§ Exercise directions
Your task is to copy the listing exactly, with the pictures left out.

§ Data segment
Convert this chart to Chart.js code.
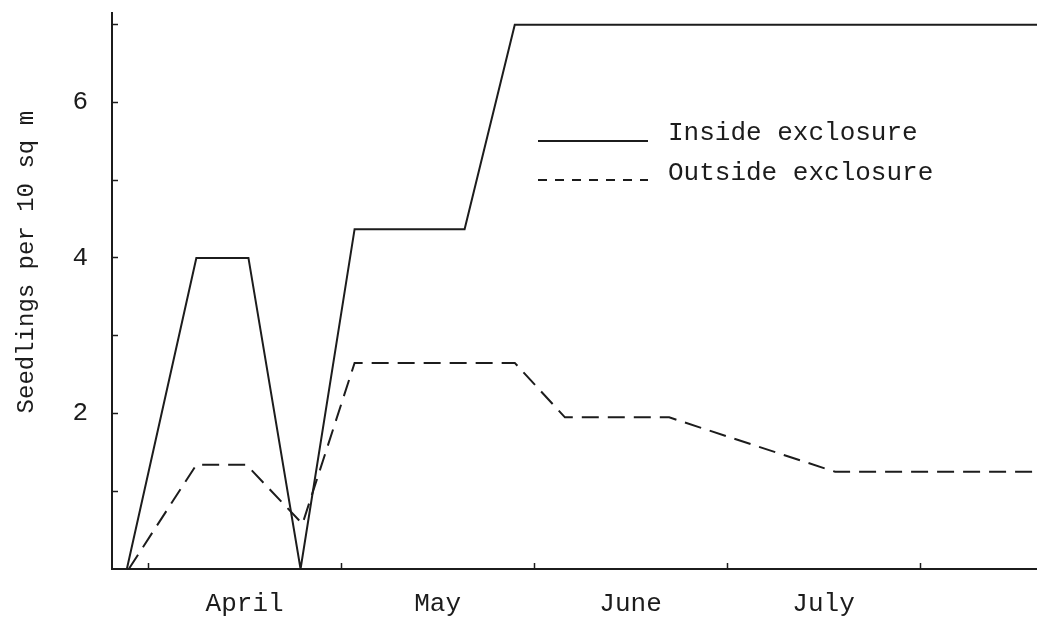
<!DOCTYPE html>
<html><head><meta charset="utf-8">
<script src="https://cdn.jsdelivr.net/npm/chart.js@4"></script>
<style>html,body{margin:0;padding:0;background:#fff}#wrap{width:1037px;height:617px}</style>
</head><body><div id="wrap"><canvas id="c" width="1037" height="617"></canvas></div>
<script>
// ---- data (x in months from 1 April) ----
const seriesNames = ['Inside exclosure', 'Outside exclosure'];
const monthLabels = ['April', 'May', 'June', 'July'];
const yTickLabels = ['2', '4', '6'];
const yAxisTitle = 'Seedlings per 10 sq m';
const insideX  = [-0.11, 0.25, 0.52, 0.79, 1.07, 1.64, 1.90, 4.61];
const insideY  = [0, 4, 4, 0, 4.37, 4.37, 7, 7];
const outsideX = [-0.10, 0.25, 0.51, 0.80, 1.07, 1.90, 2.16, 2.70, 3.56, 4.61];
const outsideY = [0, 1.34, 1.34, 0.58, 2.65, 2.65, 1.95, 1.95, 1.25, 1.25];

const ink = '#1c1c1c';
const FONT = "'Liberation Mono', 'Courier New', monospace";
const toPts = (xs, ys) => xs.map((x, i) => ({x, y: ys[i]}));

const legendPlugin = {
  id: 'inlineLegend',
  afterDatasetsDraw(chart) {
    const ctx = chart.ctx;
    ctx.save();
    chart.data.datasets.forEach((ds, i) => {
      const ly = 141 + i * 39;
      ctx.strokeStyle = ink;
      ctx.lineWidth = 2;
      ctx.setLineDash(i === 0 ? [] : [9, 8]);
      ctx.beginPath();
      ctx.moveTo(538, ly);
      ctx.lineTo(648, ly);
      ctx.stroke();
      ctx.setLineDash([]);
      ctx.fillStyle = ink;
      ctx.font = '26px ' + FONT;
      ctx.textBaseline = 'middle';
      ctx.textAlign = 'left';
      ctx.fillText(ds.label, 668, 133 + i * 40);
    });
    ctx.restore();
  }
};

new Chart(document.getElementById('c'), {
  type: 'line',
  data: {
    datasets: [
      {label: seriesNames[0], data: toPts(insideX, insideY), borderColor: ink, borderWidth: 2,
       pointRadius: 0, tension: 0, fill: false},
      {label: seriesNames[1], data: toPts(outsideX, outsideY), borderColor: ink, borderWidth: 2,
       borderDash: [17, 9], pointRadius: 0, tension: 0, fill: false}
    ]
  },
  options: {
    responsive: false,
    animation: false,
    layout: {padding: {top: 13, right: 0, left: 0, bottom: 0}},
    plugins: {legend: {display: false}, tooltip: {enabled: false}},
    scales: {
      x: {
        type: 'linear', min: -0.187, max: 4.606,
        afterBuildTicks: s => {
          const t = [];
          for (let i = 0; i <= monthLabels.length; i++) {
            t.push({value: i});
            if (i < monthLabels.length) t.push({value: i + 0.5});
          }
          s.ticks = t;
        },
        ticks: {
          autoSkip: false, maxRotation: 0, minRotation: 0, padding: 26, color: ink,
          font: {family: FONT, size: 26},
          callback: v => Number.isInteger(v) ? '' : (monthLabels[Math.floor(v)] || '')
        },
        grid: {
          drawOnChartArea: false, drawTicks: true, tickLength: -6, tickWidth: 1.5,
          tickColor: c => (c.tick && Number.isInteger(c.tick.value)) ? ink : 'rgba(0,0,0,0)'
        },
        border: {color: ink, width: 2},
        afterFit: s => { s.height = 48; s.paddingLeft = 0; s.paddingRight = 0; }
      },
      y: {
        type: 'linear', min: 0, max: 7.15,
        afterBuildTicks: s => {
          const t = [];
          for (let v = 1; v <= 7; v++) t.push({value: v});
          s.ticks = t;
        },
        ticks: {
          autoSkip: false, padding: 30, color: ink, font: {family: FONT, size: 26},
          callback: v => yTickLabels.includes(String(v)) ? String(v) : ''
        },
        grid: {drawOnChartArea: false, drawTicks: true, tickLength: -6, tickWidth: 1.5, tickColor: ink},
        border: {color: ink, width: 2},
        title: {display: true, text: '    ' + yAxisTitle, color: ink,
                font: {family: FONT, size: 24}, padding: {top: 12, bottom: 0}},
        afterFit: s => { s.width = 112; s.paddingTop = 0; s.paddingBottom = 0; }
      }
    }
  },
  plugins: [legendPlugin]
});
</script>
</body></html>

§ The output
Convert this chart to Chart.js code.
<!DOCTYPE html>
<html><head><meta charset="utf-8">
<script src="https://cdn.jsdelivr.net/npm/chart.js@4"></script>
<style>html,body{margin:0;padding:0;background:#fff}#wrap{width:1037px;height:617px}</style>
</head><body><div id="wrap"><canvas id="c" width="1037" height="617"></canvas></div>
<script>
// ---- data (x in months from 1 April) ----
const seriesNames = ['Inside exclosure', 'Outside exclosure'];
const monthLabels = ['April', 'May', 'June', 'July'];
const yTickLabels = ['2', '4', '6'];
const yAxisTitle = 'Seedlings per 10 sq m';
const insideX  = [-0.11, 0.25, 0.52, 0.79, 1.07, 1.64, 1.90, 4.61];
const insideY  = [0, 4, 4, 0, 4.37, 4.37, 7, 7];
const outsideX = [-0.10, 0.25, 0.51, 0.80, 1.07, 1.90, 2.16, 2.70, 3.56, 4.61];
const outsideY = [0, 1.34, 1.34, 0.58, 2.65, 2.65, 1.95, 1.95, 1.25, 1.25];

const ink = '#1c1c1c';
const FONT = "'Liberation Mono', 'Courier New', monospace";
const toPts = (xs, ys) => xs.map((x, i) => ({x, y: ys[i]}));

const legendPlugin = {
  id: 'inlineLegend',
  afterDatasetsDraw(chart) {
    const ctx = chart.ctx;
    ctx.save();
    chart.data.datasets.forEach((ds, i) => {
      const ly = 141 + i * 39;
      ctx.strokeStyle = ink;
      ctx.lineWidth = 2;
      ctx.setLineDash(i === 0 ? [] : [9, 8]);
      ctx.beginPath();
      ctx.moveTo(538, ly);
      ctx.lineTo(648, ly);
      ctx.stroke();
      ctx.setLineDash([]);
      ctx.fillStyle = ink;
      ctx.font = '26px ' + FONT;
      ctx.textBaseline = 'middle';
      ctx.textAlign = 'left';
      ctx.fillText(ds.label, 668, 133 + i * 40);
    });
    ctx.restore();
  }
};

new Chart(document.getElementById('c'), {
  type: 'line',
  data: {
    datasets: [
      {label: seriesNames[0], data: toPts(insideX, insideY), borderColor: ink, borderWidth: 2,
       pointRadius: 0, tension: 0, fill: false},
      {label: seriesNames[1], data: toPts(outsideX, outsideY), borderColor: ink, borderWidth: 2,
       borderDash: [17, 9], pointRadius: 0, tension: 0, fill: false}
    ]
  },
  options: {
    responsive: false,
    animation: false,
    layout: {padding: {top: 13, right: 0, left: 0, bottom: 0}},
    plugins: {legend: {display: false}, tooltip: {enabled: false}},
    scales: {
      x: {
        type: 'linear', min: -0.187, max: 4.606,
        afterBuildTicks: s => {
          const t = [];
          for (let i = 0; i <= monthLabels.length; i++) {
            t.push({value: i});
            if (i < monthLabels.length) t.push({value: i + 0.5});
          }
          s.ticks = t;
        },
        ticks: {
          autoSkip: false, maxRotation: 0, minRotation: 0, padding: 26, color: ink,
          font: {family: FONT, size: 26},
          callback: v => Number.isInteger(v) ? '' : (monthLabels[Math.floor(v)] || '')
        },
        grid: {
          drawOnChartArea: false, drawTicks: true, tickLength: -6, tickWidth: 1.5,
          tickColor: c => (c.tick && Number.isInteger(c.tick.value)) ? ink : 'rgba(0,0,0,0)'
        },
        border: {color: ink, width: 2},
        afterFit: s => { s.height = 48; s.paddingLeft = 0; s.paddingRight = 0; }
      },
      y: {
        type: 'linear', min: 0, max: 7.15,
        afterBuildTicks: s => {
          const t = [];
          for (let v = 1; v <= 7; v++) t.push({value: v});
          s.ticks = t;
        },
        ticks: {
          autoSkip: false, padding: 30, color: ink, font: {family: FONT, size: 26},
          callback: v => yTickLabels.includes(String(v)) ? String(v) : ''
        },
        grid: {drawOnChartArea: false, drawTicks: true, tickLength: -6, tickWidth: 1.5, tickColor: ink},
        border: {color: ink, width: 2},
        title: {display: true, text: '    ' + yAxisTitle, color: ink,
                font: {family: FONT, size: 24}, padding: {top: 12, bottom: 0}},
        afterFit: s => { s.width = 112; s.paddingTop = 0; s.paddingBottom = 0; }
      }
    }
  },
  plugins: [legendPlugin]
});
</script>
</body></html>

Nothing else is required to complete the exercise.